$4$ cards are drawn from a pack without replacement. What is the probability of getting all $4$ from different suits?

Question

$4$ cards are drawn from a pack without replacement. What is the probability of getting all $4$ from different suits?

Here's how I tried to solve:

For the first draw, we have $52$ cards, and we have to pick one suit. So, probability for this is $\frac{13}{52}$.

For the second draw, only 51 cards are left. The second suit has to be selected, so there are 13 cards from that suit. The probability is $\frac{13}{51}$.

Similarly, the third and fourth draw have probabilities $\frac{13}{50}$ and $\frac{13}{49}$ respectively.

Since the draws are independent, the total probability becomes $$\frac{13}{52} \times \frac{13}{51} \times \frac{13}{50} \times \frac{13}{49}$$

But my book says the answer is $\frac{{13\choose 1} \times {13 \choose 1} \times {13\choose1} \times {13\choose1}}{52 \choose 4}$.

My answer differs by a factor of $4!$. What did I do wrong?

Answer 1

The following uses a slightly different idea that is close to yours.

It does not matter what the first card is. Whatever it is, the probability the next is of a different suit is $\frac{39}{51}$.

Given the first two cards were of different suits, the probability the next draw is of a new suit is $\frac{26}{50}$. And given the first three were of different suits, the probability the fourth is of a new suit is $\frac{13}{49}$.

Thus our probability is $\frac{39}{51}\cdot\frac{26}{50}\cdot \frac{13}{49}$. If you like symmetry, and who doesn't, you may want to put a $\frac{52}{52}$ in front of the expression.

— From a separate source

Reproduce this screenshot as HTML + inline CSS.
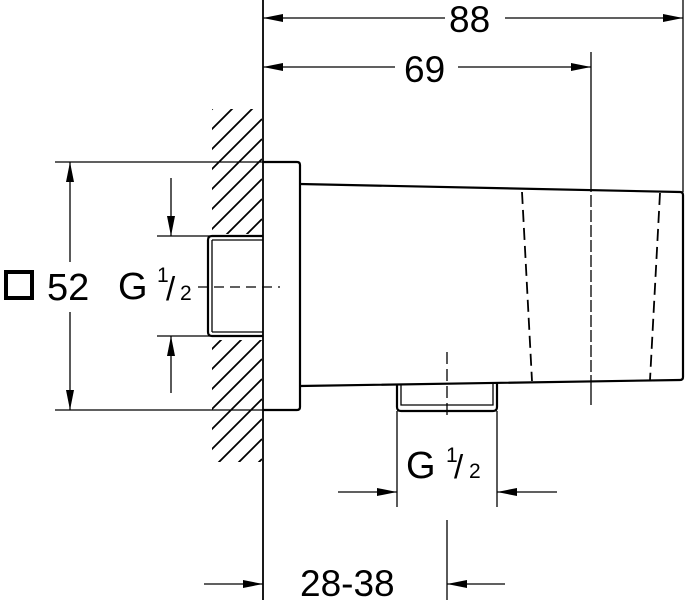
<!DOCTYPE html>
<html><head><style>html,body{margin:0;background:#fff;width:690px;height:605px;overflow:hidden}svg{display:block}text{font-family:"Liberation Sans",sans-serif;fill:#000}</style></head>
<body>
<svg width="690" height="605" viewBox="0 0 690 605" xmlns="http://www.w3.org/2000/svg">
<defs>
<clipPath id="h"><path d="M212 109H262V234H212Z M212 340H262V462H212Z"/></clipPath>
<marker id="a" viewBox="0 0 20 8" refX="20" refY="4" markerWidth="20" markerHeight="8" markerUnits="userSpaceOnUse" orient="auto"><path d="M0 0L20 4L0 8Z" fill="#000"/></marker>
</defs>
<g stroke="#000" fill="none" stroke-width="1.3">
<g clip-path="url(#h)" stroke-width="1.8">
<path d="M150 171L262 59 M150 191L262 79 M150 211L262 99 M150 231L262 119 M150 251L262 139 M150 271L262 159 M150 291L262 179 M150 311L262 199 M150 331L262 219 M150 351L262 239 M150 371L262 259 M150 391L262 279 M150 411L262 299 M150 431L262 319 M150 451L262 339 M150 471L262 359 M150 491L262 379 M150 511L262 399 M150 531L262 419 M150 551L262 439 M150 571L262 459"/>
</g>
<line x1="263" y1="0" x2="263" y2="600" stroke-width="1.8"/>
<line x1="683" y1="0" x2="683" y2="192"/>
<line x1="591" y1="52" x2="591" y2="405"/>
<line x1="55" y1="162" x2="263" y2="162"/>
<line x1="55" y1="410" x2="263" y2="410"/>
<line x1="157" y1="236" x2="210" y2="236"/>
<line x1="157" y1="336" x2="210" y2="336"/>
<line x1="397" y1="411" x2="397" y2="507"/>
<line x1="497" y1="411" x2="497" y2="507"/>
<line x1="447" y1="520" x2="447" y2="600"/>
<g stroke-width="2.2">
<path d="M263 162H297Q300 162 300 165V407Q300 410 297 410H263"/>
<path d="M300 184L680 192Q683 192 683 195V377Q683 380 680 380L300 386"/>
<path d="M397 384V407Q397 411 401 411H493Q497 411 497 407V382"/>
<path d="M401 384V405H493V382" stroke-width="1.3"/>
<path d="M263 236H212Q208 236 208 240V332Q208 336 212 336H263"/>
<path d="M212 240V332" stroke-width="1.3"/>
<path d="M212 240H263 M212 332H263" stroke-width="1.3"/>
</g>
<g stroke-width="1.8" stroke-dasharray="12,6">
<line x1="522" y1="192" x2="532" y2="381"/>
<line x1="660" y1="193" x2="650" y2="380"/>
</g>
<line x1="591" y1="192" x2="591" y2="381" stroke="#fff" stroke-width="2" stroke-dasharray="3,12"/>
<line x1="198" y1="287" x2="280" y2="287" stroke-dasharray="10,6"/>
<line x1="447" y1="352" x2="447" y2="420" stroke-dasharray="12,5"/>
<line x1="445" y1="18" x2="263" y2="18" marker-end="url(#a)"/>
<line x1="505" y1="18" x2="683" y2="18" marker-end="url(#a)"/>
<line x1="395" y1="67" x2="263" y2="67" marker-end="url(#a)"/>
<line x1="458" y1="67" x2="591" y2="67" marker-end="url(#a)"/>
<line x1="70" y1="262" x2="70" y2="162" marker-end="url(#a)"/>
<line x1="70" y1="312" x2="70" y2="410" marker-end="url(#a)"/>
<line x1="171" y1="178" x2="171" y2="236" marker-end="url(#a)"/>
<line x1="171" y1="393" x2="171" y2="336" marker-end="url(#a)"/>
<line x1="338" y1="492" x2="397" y2="492" marker-end="url(#a)"/>
<line x1="557" y1="492" x2="497" y2="492" marker-end="url(#a)"/>
<line x1="204" y1="584" x2="263" y2="584" marker-end="url(#a)"/>
<line x1="505" y1="584" x2="447" y2="584" marker-end="url(#a)"/>
<rect x="6" y="272" width="26" height="26" stroke-width="4"/>
</g>
<text x="449" y="32" font-size="37">88</text>
<text x="404" y="82" font-size="37">69</text>
<text x="47" y="300" font-size="38">52</text>
<text x="118" y="299" font-size="38">G</text>
<text x="157" y="282" font-size="21">1</text>
<text x="166" y="300" font-size="33">/</text>
<text x="180" y="300" font-size="21">2</text>
<text x="406" y="478" font-size="38">G</text>
<text x="446" y="462" font-size="21">1</text>
<text x="454" y="478" font-size="33">/</text>
<text x="469" y="478" font-size="21">2</text>
<text x="300" y="596" font-size="37">28-38</text>
</svg>
</body></html>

Remarks: $1.$ You calculated the probability that we get the suits in a specific order, say $\heartsuit,\spadesuit,\diamondsuit,\clubsuit$. But there are $4!$ orders in which the suits could come. That accounts for your being off by a factor of $4!$.

$2.$ The book solution is based on a somewhat different idea. Just look at the final hand we end up with, not the order in which we got the cards. There are $\binom{52}{4}$ equally likely hands. Now we count the favourables. The number of hands with exactly one spade, one diamond, one heart, and one club is $13^4$. For the spade can be chosen in $13$ ways, and for each choice the heart can be chosen in $13$ ways, and so on.

Answer 2

You have to multiply your answer with $4!$, because there are $4!$ ways in which you can choose the order of the $4$ suits.